#### COLLECTED MATERIAL:

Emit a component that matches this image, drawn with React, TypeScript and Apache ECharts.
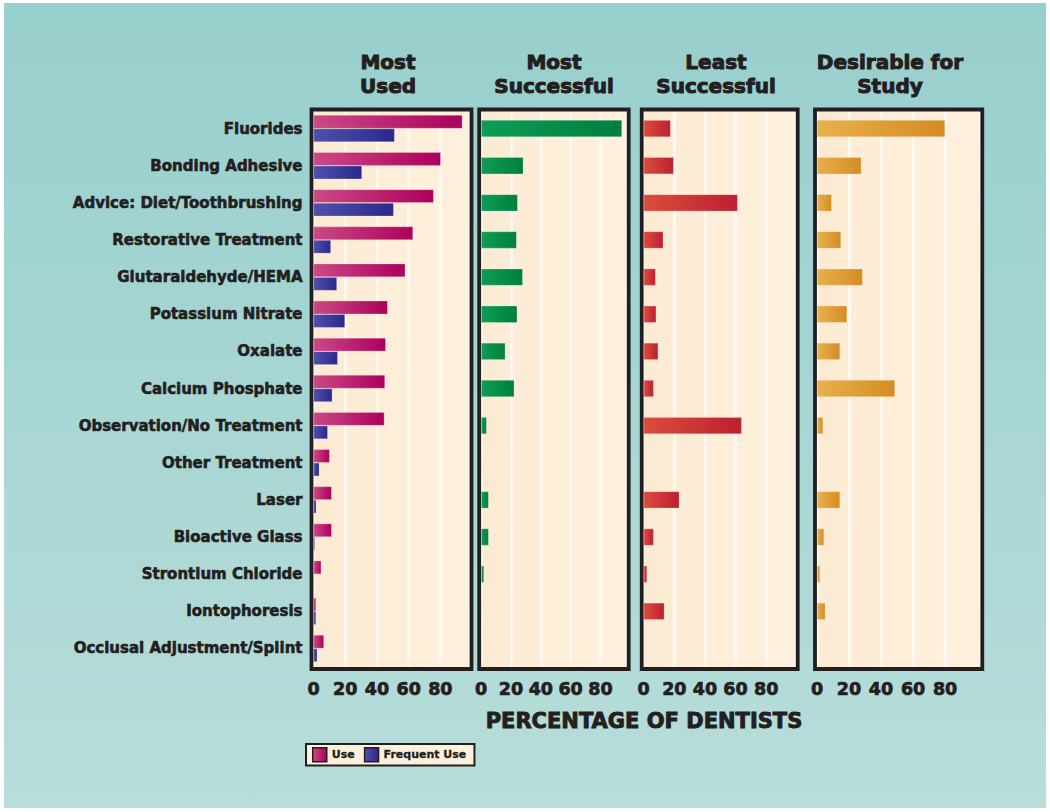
import React, { useEffect, useRef } from "react";
import * as echarts from "echarts";

const categories = [
  "Fluorides",
  "Bonding Adhesive",
  "Advice: Diet/Toothbrushing",
  "Restorative Treatment",
  "Glutaraldehyde/HEMA",
  "Potassium Nitrate",
  "Oxalate",
  "Calcium Phosphate",
  "Observation/No Treatment",
  "Other Treatment",
  "Laser",
  "Bioactive Glass",
  "Strontium Chloride",
  "Iontophoresis",
  "Occlusal Adjustment/Splint",
];

const useValues = [93.9, 80.3, 75.8, 62.8, 57.9, 46.8, 45.6, 45.1, 44.7, 10.2, 11.5, 11.5, 4.9, 1.6, 6.6];
const frequentUseValues = [51.2, 30.6, 50.6, 11, 14.8, 19.9, 15.3, 11.9, 9, 3.7, 1.8, 0.9, 0, 1.6, 2.4];
const mostSuccessfulValues = [94.5, 28.3, 24.5, 23.8, 27.9, 24.2, 16.2, 22.2, 3.7, 0, 5, 5, 1.9, 0, 0];
const leastSuccessfulValues = [17.6, 19.6, 61.4, 12.8, 7.8, 8.2, 9.5, 6.5, 64, 0, 23.3, 6.5, 2.2, 13.5, 0];
const desirableValues = [80, 27.7, 9.2, 15, 28.5, 18.8, 14.4, 48.7, 3.8, 0, 14.4, 4.4, 1.9, 5.2, 0];

const panelTitles = ["Most\nUsed", "Most\nSuccessful", "Least\nSuccessful", "Desirable for\nStudy"];
const tickValuesShown = [0, 20, 40, 60, 80];
const axisTitle = "PERCENTAGE OF DENTISTS";
const legendNames = ["Use", "Frequent Use"];

const FONT = "DejaVu Sans";
const INK = "#231f20";
const GRIDLINE = "#fffaf3";

const panels = [
  { left: 313.5, width: 156, max: 98.4, titleX: 388 },
  { left: 481.2, width: 145.5, max: 97.65, titleX: 554 },
  { left: 643.7, width: 152, max: 99.3, titleX: 716 },
  { left: 817, width: 163.3, max: 102, titleX: 890 },
];

const GRID_TOP = 110;
const GRID_H = 557;

function grad(a: string, b: string) {
  return new echarts.graphic.LinearGradient(0, 0, 1, 0, [
    { offset: 0, color: a },
    { offset: 1, color: b },
  ]);
}

export default function App() {
  const ref = useRef<HTMLDivElement>(null);

  useEffect(() => {
    if (!ref.current) return;
    const chart = echarts.init(ref.current, undefined, { renderer: "svg" });

    const grids = panels.map((p) => ({
      left: p.left,
      top: GRID_TOP,
      width: p.width,
      height: GRID_H,
      show: true,
      borderWidth: 0,
      backgroundColor: grad("#fcebd2", "#fff1df"),
      containLabel: false,
    }));

    const xAxes = panels.map((p, i) => ({
      type: "value",
      gridIndex: i,
      min: 0,
      max: p.max,
      interval: 20,
      axisLine: { show: false },
      axisTick: { show: false },
      splitLine: {
        show: true,
        lineStyle: {
          color: [GRIDLINE, GRIDLINE, GRIDLINE, GRIDLINE, GRIDLINE, p.max > 100 ? "rgba(0,0,0,0)" : GRIDLINE, GRIDLINE],
          width: 2.5,
        },
      },
      axisLabel: {
        show: true,
        showMaxLabel: false,
        margin: 13,
        color: INK,
        fontFamily: FONT,
        fontWeight: "bold",
        fontSize: 17.5,
        textBorderColor: INK,
        textBorderWidth: 0.7,
        formatter: (v: number) => (tickValuesShown.indexOf(v) >= 0 ? String(v) : ""),
      },
    }));

    const yAxes = panels.map((p, i) => ({
      type: "category",
      gridIndex: i,
      data: categories,
      inverse: true,
      axisLine: { show: false },
      axisTick: { show: false },
      splitLine: { show: false },
      axisLabel: {
        show: i === 0,
        margin: 11,
        color: INK,
        fontFamily: FONT,
        fontWeight: "bold",
        fontSize: 15,
        textBorderColor: INK,
        textBorderWidth: 0.6,
      },
    }));

    const barBorder = { borderColor: "rgba(255,235,235,0.45)", borderWidth: 0.6 };

    const series = [
      {
        name: legendNames[0],
        type: "bar",
        xAxisIndex: 0,
        yAxisIndex: 0,
        data: useValues,
        barWidth: 13.5,
        barGap: "0%",
        itemStyle: { color: grad("#ca4a86", "#ad005c"), ...barBorder },
      },
      {
        name: legendNames[1],
        type: "bar",
        xAxisIndex: 0,
        yAxisIndex: 0,
        data: frequentUseValues,
        barWidth: 13.5,
        barGap: "0%",
        itemStyle: { color: grad("#5050ac", "#2a298c"), ...barBorder },
      },
      {
        name: "Most Successful",
        type: "bar",
        xAxisIndex: 1,
        yAxisIndex: 1,
        data: mostSuccessfulValues,
        barWidth: 17,
        itemStyle: { color: grad("#0c9d58", "#007f3e"), ...barBorder },
      },
      {
        name: "Least Successful",
        type: "bar",
        xAxisIndex: 2,
        yAxisIndex: 2,
        data: leastSuccessfulValues,
        barWidth: 17,
        itemStyle: { color: grad("#db4d3d", "#bd1f2f"), ...barBorder },
      },
      {
        name: "Desirable for Study",
        type: "bar",
        xAxisIndex: 3,
        yAxisIndex: 3,
        data: desirableValues,
        barWidth: 17,
        itemStyle: { color: grad("#e9b04d", "#d58c22"), ...barBorder },
      },
    ];

    const graphics: any[] = [];
    panels.forEach((p, i) => {
      graphics.push({
        type: "rect",
        z: 100,
        silent: true,
        shape: { x: p.left - 2, y: 109.5, width: p.width + 4, height: 559.5 },
        style: { fill: "none", stroke: "#231f20", lineWidth: 3.8 },
      });
      graphics.push({
        type: "text",
        z: 100,
        x: p.titleX,
        y: 74,
        style: {
          text: panelTitles[i],
          align: "center",
          verticalAlign: "middle",
          fill: INK,
          stroke: INK,
          lineWidth: 1,
          fontFamily: FONT,
          fontWeight: "bold",
          fontSize: 20,
          lineHeight: 24,
        },
      });
    });
    graphics.push({
      type: "text",
      z: 100,
      x: 644,
      y: 721,
      style: {
        text: axisTitle,
        align: "center",
        verticalAlign: "middle",
        fill: INK,
        stroke: INK,
        lineWidth: 0.9,
        fontFamily: FONT,
        fontWeight: "bold",
        fontSize: 21,
      },
    });

    chart.setOption({
      animation: false,
      backgroundColor: "transparent",
      grid: grids,
      xAxis: xAxes,
      yAxis: yAxes,
      series,
      graphic: graphics,
      legend: {
        data: legendNames,
        left: 306,
        top: 744,
        orient: "horizontal",
        icon: "rect",
        itemWidth: 14,
        itemHeight: 14,
        itemGap: 9,
        padding: [3, 8, 3, 6],
        backgroundColor: "#fdf0dc",
        borderColor: "#231f20",
        borderWidth: 2,
        selectedMode: false,
        itemStyle: { borderColor: "#231f20", borderWidth: 1.5 },
        textStyle: {
          color: INK,
          fontFamily: FONT,
          fontWeight: "bold",
          fontSize: 11,
          textBorderColor: INK,
          textBorderWidth: 0.3,
        },
      },
    });

    return () => chart.dispose();
  }, []);

  return (
    <div style={{ position: "absolute", left: 0, top: 0, width: 1050, height: 812, background: "#ffffff" }}>
      <div
        style={{
          position: "absolute",
          left: 4,
          top: 3,
          width: 1042,
          height: 805,
          background: "linear-gradient(#97cfcd, #b8ddda)",
        }}
      />
      <div ref={ref} style={{ position: "absolute", left: 0, top: 0, width: 1050, height: 812 }} />
    </div>
  );
}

#### REQUIREMENTS:
Read through the data and copy every line where "React" shows up.

#### RESPONSE TO THIS EXERCISE:
Emit a component that matches this image, drawn with React, TypeScript and Apache ECharts.
import React, { useEffect, useRef } from "react";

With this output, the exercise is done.